The last entry shortlisted is the Living Systems Hospital, which proposes a green hospital design which takes an innovative, multi-sensory approach, considering the smell and sound of the space inspired by ‘the adaptive qualities of living systems found in nature’.
Submitted by Ab Rogers Design; it includes an in-house marketplace of local produce and a rooftop urban farm, as well as a staff bar, ‘pocket gardens’ between wards, and wards manned by ‘hosts’ whose job it is to look after patients and their visitors.
Rogers said: “Our vision for the hospital of the future is a celebration of health; it nurtures body and mind and cares for the sick, the well, and everyone in between.
Hospitals represent just one element of the wider system, but they are at the heart of an effective care network, a centre of learning, and of course a major employer
“Inspired by the adaptive qualities of living systems, it is a connected and forward-looking institution that grows and changes in response to its environment and the needs of its users.”
The five finalists will now have until the end of October to expand and refine their submissions, before an overall winner will be announced in November.
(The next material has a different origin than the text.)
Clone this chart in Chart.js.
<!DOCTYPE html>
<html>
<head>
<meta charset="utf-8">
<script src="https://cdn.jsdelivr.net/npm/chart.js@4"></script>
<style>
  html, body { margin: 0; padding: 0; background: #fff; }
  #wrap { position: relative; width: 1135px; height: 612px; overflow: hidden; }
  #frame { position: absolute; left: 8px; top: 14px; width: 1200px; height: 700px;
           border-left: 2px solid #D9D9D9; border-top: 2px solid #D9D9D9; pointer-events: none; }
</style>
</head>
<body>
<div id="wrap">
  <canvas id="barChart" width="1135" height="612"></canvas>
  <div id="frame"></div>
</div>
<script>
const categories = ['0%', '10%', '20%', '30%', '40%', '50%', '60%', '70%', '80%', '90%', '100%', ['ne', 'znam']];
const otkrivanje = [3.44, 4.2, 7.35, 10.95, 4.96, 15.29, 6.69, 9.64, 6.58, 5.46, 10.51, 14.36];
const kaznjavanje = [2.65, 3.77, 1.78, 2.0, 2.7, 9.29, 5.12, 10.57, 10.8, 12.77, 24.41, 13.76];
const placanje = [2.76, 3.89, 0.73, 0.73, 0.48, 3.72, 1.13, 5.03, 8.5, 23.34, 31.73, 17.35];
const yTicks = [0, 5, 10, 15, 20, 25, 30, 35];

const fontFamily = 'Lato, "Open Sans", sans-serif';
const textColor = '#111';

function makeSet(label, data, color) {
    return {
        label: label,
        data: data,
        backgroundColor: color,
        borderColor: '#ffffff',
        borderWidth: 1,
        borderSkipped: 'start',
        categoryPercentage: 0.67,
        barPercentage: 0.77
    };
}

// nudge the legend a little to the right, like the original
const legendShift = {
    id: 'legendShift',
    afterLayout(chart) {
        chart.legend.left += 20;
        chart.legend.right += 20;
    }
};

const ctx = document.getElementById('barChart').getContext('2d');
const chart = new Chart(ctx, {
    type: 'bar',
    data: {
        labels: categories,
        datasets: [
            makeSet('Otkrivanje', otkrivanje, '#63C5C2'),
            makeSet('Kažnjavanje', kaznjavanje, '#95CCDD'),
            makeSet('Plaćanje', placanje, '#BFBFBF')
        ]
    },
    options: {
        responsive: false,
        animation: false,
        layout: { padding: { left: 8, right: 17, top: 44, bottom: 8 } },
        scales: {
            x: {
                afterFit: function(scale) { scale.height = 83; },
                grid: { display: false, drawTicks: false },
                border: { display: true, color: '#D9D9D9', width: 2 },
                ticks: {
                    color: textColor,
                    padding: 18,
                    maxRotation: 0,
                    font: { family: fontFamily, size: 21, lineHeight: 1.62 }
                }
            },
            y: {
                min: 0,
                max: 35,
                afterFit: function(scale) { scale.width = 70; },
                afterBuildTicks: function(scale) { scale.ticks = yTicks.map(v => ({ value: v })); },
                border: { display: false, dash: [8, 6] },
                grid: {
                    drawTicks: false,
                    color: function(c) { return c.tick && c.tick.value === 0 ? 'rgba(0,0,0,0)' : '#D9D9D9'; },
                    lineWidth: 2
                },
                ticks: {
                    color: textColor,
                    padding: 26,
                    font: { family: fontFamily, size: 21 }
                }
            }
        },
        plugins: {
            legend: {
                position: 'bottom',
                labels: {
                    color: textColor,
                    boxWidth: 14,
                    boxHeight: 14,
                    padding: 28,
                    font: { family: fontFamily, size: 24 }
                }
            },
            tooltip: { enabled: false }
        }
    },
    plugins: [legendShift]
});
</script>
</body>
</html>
The Living Systems idea proposes a green hospital design which features a rooftop urban farm, staff bar, and pocket gardens
Commenting on this year’s healthcare focus, chairman of the judging panel, Lord Kakkar, said: “All of us agree that modern hospitals are being designed and planned in the midst of three transformations: changes in technology, including new diagnostics and health data; changes in the model of care, with more focus on multi-disciplinary and coordinated working; and changes in the service user, with the profile of a regular patient increasingly older, frailer, and with more-complex needs.
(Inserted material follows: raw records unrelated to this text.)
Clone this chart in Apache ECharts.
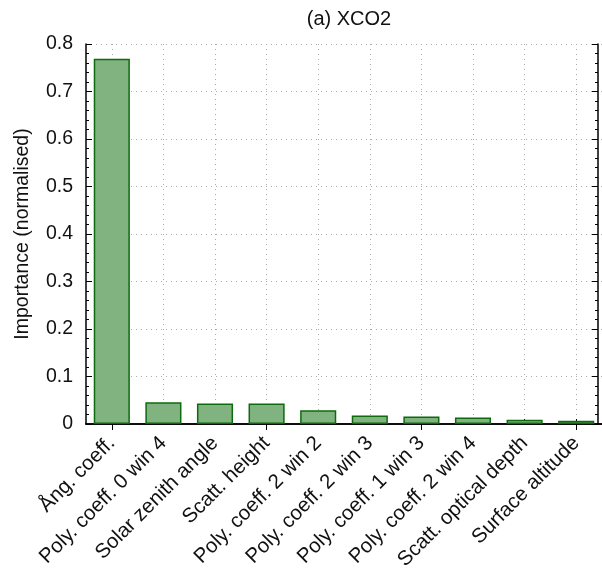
<!DOCTYPE html>
<html><head><meta charset="utf-8">
<script src="https://cdn.jsdelivr.net/npm/echarts@6/dist/echarts.min.js"></script>
<style>html,body{margin:0;padding:0;background:#fff}#c{width:602px;height:574px}</style>
</head><body><div id="c"></div>
<script>
const categories = ['Ång. coeff.', 'Poly. coeff. 0 win 4', 'Solar zenith angle', 'Scatt. height',
  'Poly. coeff. 2 win 2', 'Poly. coeff. 2 win 3', 'Poly. coeff. 1 win 3', 'Poly. coeff. 2 win 4',
  'Scatt. optical depth', 'Surface altitude'];
const importance = [0.769, 0.046, 0.043, 0.043, 0.029, 0.018, 0.016, 0.0135, 0.009, 0.007];
const yTicks = { min: 0, max: 0.8, interval: 0.1 };
const titleText = '(a) XCO2';
const yName = 'Importance (normalised)';

const FONT = 'Liberation Sans';
const chart = echarts.init(document.getElementById('c'), null, { renderer: 'canvas' });
const axisLineStyle = { color: '#000', width: 1.5 };
chart.setOption({
  animation: false,
  title: { text: titleText, left: 344, top: 4, textAlign: 'center',
    textStyle: { fontFamily: FONT, fontSize: 20, fontWeight: 'normal', color: '#111' } },
  grid: { left: 86, top: 44, width: 518, bottom: 150, containLabel: false },
  xAxis: [{
    type: 'category', data: categories, position: 'bottom',
    axisLine: { show: true, lineStyle: axisLineStyle },
    axisTick: { show: true, inside: true, alignWithLabel: true, length: 5, lineStyle: { color: '#000', width: 1 } },
    axisLabel: { rotate: 45, interval: 0, margin: 16, fontFamily: FONT, fontSize: 20.5, color: '#111' },
    splitLine: { show: true, alignWithLabel: true, lineStyle: { type: [1, 4], color: '#aaa', width: 1 } }
  }, {
    type: 'category', data: categories, position: 'top',
    axisLine: { show: true, lineStyle: axisLineStyle },
    axisTick: { show: true, inside: true, alignWithLabel: true, length: 6, lineStyle: { color: '#000', width: 1 } },
    axisLabel: { show: false }, splitLine: { show: false }
  }],
  yAxis: [{
    type: 'value', min: yTicks.min, max: yTicks.max, interval: yTicks.interval,
    name: yName, nameLocation: 'middle', nameGap: 53, nameRotate: 90,
    nameTextStyle: { fontFamily: FONT, fontSize: 19.5, color: '#111' },
    axisLine: { show: true, lineStyle: axisLineStyle },
    axisTick: { show: true, inside: true, length: 6, lineStyle: { color: '#000', width: 1 } },
    minorTick: { show: true, splitNumber: 5, length: 3, lineStyle: { color: '#000', width: 1 } },
    axisLabel: { margin: 13, fontFamily: FONT, fontSize: 19.5, color: '#111',
      formatter: v => (Math.round(v * 10) / 10).toString() },
    splitLine: { show: true, lineStyle: { type: [1, 4], color: '#aaa', width: 1 } }
  }, {
    type: 'value', min: yTicks.min, max: yTicks.max, interval: yTicks.interval, position: 'right', offset: -4,
    axisLine: { show: true, lineStyle: axisLineStyle },
    axisTick: { show: true, inside: true, length: 6, lineStyle: { color: '#000', width: 1 } },
    minorTick: { show: true, splitNumber: 5, length: 3, lineStyle: { color: '#000', width: 1 } },
    axisLabel: { show: false }, splitLine: { show: false }
  }],
  series: [{
    type: 'bar', data: importance, xAxisIndex: 0, yAxisIndex: 0, barCategoryGap: '30%',
    itemStyle: { color: '#80b380', borderColor: '#0d6b0d', borderWidth: 1.5 }
  }]
});
</script></body></html>
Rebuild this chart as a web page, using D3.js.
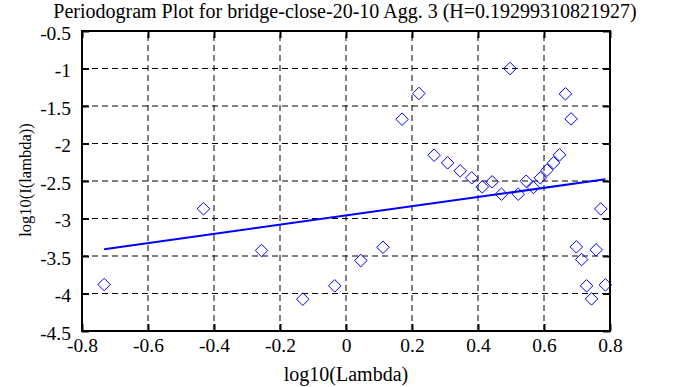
<!DOCTYPE html>
<html><head><meta charset="utf-8">
<script src="https://cdn.jsdelivr.net/npm/d3@7"></script>
<style>body{margin:0;background:#fff}svg{display:block}svg text{font-family:"Times New Roman","Liberation Serif","DejaVu Serif",serif !important;fill:#000}</style>
</head><body>
<script>
const titleText = "Periodogram Plot for bridge-close-20-10 Agg. 3 (H=0.19299310821927)";
const xLabel = "log10(Lambda)";
const yLabel = "log10(I(lambda))";
const xTicks = [-0.8,-0.6,-0.4,-0.2,0,0.2,0.4,0.6,0.8];
const yTicks = [-0.5,-1,-1.5,-2,-2.5,-3,-3.5,-4,-4.5];
const logLambda = [-0.733,-0.432,-0.256,-0.131,-0.034,0.045,0.112,0.170,0.221,0.267,0.308,0.346,0.381,0.413,0.443,0.471,0.497,0.522,0.546,0.568,0.589,0.609,0.629,0.647,0.665,0.682,0.698,0.714,0.729,0.744,0.758,0.772,0.786];
const logI = [-3.88,-2.87,-3.427,-4.076,-3.898,-3.56,-3.383,-1.676,-1.333,-2.156,-2.258,-2.365,-2.458,-2.578,-2.511,-2.676,-1.0,-2.676,-2.503,-2.587,-2.458,-2.356,-2.258,-2.152,-1.338,-1.672,-3.378,-3.547,-3.898,-4.072,-3.418,-2.872,-3.885];
const fitX = [-0.733, 0.786];
const fitY = [-3.41, -2.477];

const W = 688, H = 387;
const m = {l:82, r:78, t:31, b:56};
const svg = d3.select("body").append("svg").attr("width",W).attr("height",H);
const x = d3.scaleLinear().domain([-0.8,0.8]).range([m.l, W-m.r]);
const y = d3.scaleLinear().domain([-4.5,-0.5]).range([H-m.b, m.t]);
const fmt = d => String(d);

// grid
const g = svg.append("g");
g.selectAll(".vg").data(xTicks.slice(1,-1)).join("line")
 .attr("x1",d=>x(d)).attr("x2",d=>x(d)).attr("y1",y(-4.5)).attr("y2",y(-0.5))
 .attr("stroke","#000").attr("stroke-width",1).attr("stroke-dasharray","6,4");
g.selectAll(".hg").data(yTicks.slice(1,-1)).join("line")
 .attr("y1",d=>y(d)).attr("y2",d=>y(d)).attr("x1",x(-0.8)).attr("x2",x(0.8))
 .attr("stroke","#000").attr("stroke-width",1).attr("stroke-dasharray","6,4");

// fit line
svg.append("path").datum(fitX.map((v,i)=>[v,fitY[i]]))
 .attr("d", d3.line().x(d=>x(d[0])).y(d=>y(d[1])))
 .attr("stroke","#0000ff").attr("stroke-width",2).attr("fill","none");

// points
const sym = d3.symbol().type(d3.symbolDiamond2 || d3.symbolSquare2).size(100);
svg.selectAll(".pt").data(logLambda.map((v,i)=>[v,logI[i]])).join("path")
 .attr("transform",d=>`translate(${x(d[0])},${y(d[1])})`)
 .attr("d", sym).attr("fill","none").attr("stroke","#0000ff").attr("stroke-width",1);

// axes (ticks inward on all sides)
const tl = 7;
const axB = d3.axisBottom(x).tickValues(xTicks).tickSize(-tl).tickFormat(fmt);
const axT = d3.axisTop(x).tickValues(xTicks).tickSize(-tl).tickFormat("");
const axL = d3.axisLeft(y).tickValues(yTicks).tickSize(-tl).tickFormat(fmt);
const axR = d3.axisRight(y).tickValues(yTicks).tickSize(-tl).tickFormat("");
function style(sel){
  sel.select(".domain").remove();
  sel.selectAll(".tick line").attr("stroke","#000").attr("stroke-width",2);
  sel.selectAll("text").attr("font-size",19.5).attr("fill","#000");
}
const gB = svg.append("g").attr("transform",`translate(0,${y(-4.5)})`).call(axB).call(style);
gB.selectAll(".tick text").attr("y",21).attr("dy",0);
svg.append("g").attr("transform",`translate(0,${y(-0.5)})`).call(axT).call(style);
const gL = svg.append("g").attr("transform",`translate(${x(-0.8)},0)`).call(axL).call(style);
gL.selectAll(".tick text").attr("x",-11).attr("dy",0).attr("y",8);
svg.append("g").attr("transform",`translate(${x(0.8)},0)`).call(axR).call(style);
svg.append("rect").attr("x",x(-0.8)).attr("y",y(-0.5)).attr("width",x(0.8)-x(-0.8)).attr("height",y(-4.5)-y(-0.5))
 .attr("fill","none").attr("stroke","#000").attr("stroke-width",2);

// labels
svg.append("text").attr("x",345).attr("y",18).attr("text-anchor","middle").attr("font-size",20).text(titleText);
svg.append("text").attr("x",346).attr("y",381).attr("text-anchor","middle").attr("font-size",20).text(xLabel);
svg.append("text").attr("transform","translate(31,180) rotate(-90)").attr("text-anchor","middle").attr("font-size",16.5).text(yLabel);
</script>
</body></html>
“And grasping the interplay between these factors is fundamental to a successful healthcare system.
“Hospitals represent just one element of the wider system, but they are at the heart of an effective care network, a centre of learning, and of course a major employer.
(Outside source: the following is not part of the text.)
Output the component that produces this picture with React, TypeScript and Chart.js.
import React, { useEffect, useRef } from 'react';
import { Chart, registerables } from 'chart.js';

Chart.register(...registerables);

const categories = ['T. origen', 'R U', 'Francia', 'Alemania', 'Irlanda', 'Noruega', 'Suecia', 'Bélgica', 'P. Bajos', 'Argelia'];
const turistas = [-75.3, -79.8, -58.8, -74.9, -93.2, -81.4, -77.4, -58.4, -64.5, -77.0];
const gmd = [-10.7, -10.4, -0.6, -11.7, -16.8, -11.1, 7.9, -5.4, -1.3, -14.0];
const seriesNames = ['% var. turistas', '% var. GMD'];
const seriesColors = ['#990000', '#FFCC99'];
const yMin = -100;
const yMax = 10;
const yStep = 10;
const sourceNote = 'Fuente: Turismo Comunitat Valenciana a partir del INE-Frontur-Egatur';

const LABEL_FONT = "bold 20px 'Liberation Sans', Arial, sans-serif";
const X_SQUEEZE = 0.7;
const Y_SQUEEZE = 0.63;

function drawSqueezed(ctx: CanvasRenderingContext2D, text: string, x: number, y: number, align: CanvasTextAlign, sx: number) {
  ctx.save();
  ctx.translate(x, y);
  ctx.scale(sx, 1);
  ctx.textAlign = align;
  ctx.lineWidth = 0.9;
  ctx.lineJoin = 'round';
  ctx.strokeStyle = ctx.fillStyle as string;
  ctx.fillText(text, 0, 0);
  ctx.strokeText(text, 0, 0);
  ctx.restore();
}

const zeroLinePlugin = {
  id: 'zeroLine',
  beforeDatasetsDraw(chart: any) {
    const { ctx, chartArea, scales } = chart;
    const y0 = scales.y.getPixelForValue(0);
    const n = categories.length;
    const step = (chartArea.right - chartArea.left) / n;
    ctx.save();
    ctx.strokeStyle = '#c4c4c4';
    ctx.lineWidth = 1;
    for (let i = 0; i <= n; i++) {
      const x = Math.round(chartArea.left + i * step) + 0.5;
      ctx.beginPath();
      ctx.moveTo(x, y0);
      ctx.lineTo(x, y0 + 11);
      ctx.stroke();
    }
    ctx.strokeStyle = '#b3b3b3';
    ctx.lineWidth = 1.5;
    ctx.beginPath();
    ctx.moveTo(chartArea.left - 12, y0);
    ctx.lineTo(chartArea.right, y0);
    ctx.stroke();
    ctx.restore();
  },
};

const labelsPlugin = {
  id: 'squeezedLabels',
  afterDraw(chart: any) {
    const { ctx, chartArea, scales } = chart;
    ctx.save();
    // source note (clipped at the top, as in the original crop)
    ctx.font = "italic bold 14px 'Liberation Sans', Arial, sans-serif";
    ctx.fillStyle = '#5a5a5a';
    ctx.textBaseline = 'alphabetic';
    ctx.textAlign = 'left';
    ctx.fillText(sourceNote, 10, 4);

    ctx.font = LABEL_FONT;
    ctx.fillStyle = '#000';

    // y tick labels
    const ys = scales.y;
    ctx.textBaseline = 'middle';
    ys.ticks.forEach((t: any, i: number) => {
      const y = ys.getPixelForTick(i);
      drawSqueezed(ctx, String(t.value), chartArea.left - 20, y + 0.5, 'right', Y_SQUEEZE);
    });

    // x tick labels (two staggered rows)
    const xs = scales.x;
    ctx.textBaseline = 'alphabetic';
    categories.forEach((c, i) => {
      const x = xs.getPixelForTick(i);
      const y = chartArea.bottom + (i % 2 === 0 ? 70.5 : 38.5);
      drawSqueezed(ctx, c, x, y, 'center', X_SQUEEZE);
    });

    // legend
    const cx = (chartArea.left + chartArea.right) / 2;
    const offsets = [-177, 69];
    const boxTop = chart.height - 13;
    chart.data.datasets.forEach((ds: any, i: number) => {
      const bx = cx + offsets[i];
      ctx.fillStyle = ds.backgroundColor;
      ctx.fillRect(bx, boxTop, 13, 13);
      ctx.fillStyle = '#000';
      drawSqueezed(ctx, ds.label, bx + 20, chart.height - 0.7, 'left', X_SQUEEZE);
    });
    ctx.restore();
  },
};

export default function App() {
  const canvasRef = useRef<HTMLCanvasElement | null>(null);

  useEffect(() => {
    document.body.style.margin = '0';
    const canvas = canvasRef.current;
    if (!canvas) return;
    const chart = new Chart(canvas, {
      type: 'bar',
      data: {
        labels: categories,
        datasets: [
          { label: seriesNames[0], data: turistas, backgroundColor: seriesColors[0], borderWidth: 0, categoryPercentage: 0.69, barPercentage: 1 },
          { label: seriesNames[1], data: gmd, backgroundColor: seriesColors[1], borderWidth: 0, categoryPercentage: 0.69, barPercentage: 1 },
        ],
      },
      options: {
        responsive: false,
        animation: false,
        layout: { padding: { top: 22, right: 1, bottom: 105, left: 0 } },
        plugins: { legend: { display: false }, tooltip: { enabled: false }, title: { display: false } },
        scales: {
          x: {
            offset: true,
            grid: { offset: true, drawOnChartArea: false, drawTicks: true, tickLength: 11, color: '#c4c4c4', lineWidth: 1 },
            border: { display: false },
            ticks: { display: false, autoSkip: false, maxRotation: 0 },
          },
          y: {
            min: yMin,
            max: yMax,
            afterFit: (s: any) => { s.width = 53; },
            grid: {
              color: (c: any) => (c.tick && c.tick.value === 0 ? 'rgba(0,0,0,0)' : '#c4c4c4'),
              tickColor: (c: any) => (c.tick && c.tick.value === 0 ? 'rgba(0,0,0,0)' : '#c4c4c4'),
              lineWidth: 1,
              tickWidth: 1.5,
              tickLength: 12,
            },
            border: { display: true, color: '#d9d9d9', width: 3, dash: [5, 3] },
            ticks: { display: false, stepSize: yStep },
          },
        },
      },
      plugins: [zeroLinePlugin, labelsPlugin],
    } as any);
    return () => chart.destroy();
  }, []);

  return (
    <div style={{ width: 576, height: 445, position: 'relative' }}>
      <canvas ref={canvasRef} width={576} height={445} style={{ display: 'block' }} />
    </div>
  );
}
“And while NHS hospitals to date have been built largely to treat chronic illness, we must seize opportunities for hospitals to be centres for promoting health and preventing disease as well.
“My fellow Judges and I want to see visionary ideas which challenge the status quo and are compelling, impactful, and deliverable.”
Commenting after the shortlist was revealed, Health and Social Care Secretary, Sajid Javid, added: “Hospitals are an intrinsic part of local communities, helping to save lives and keep people healthy.
“We’re on track to deliver 48 hospitals by 2030, which will give staff the facilities needed to continue providing top-quality care for years to come.
“All our new hospitals will prioritise sustainability, digital technology, and the latest construction methods, delivering state-of-the-art facilities for patients while maximising value for taxpayers’ money.
“And this year’s Wolfson shortlist is packed full of innovative ideas to help inform these plans.”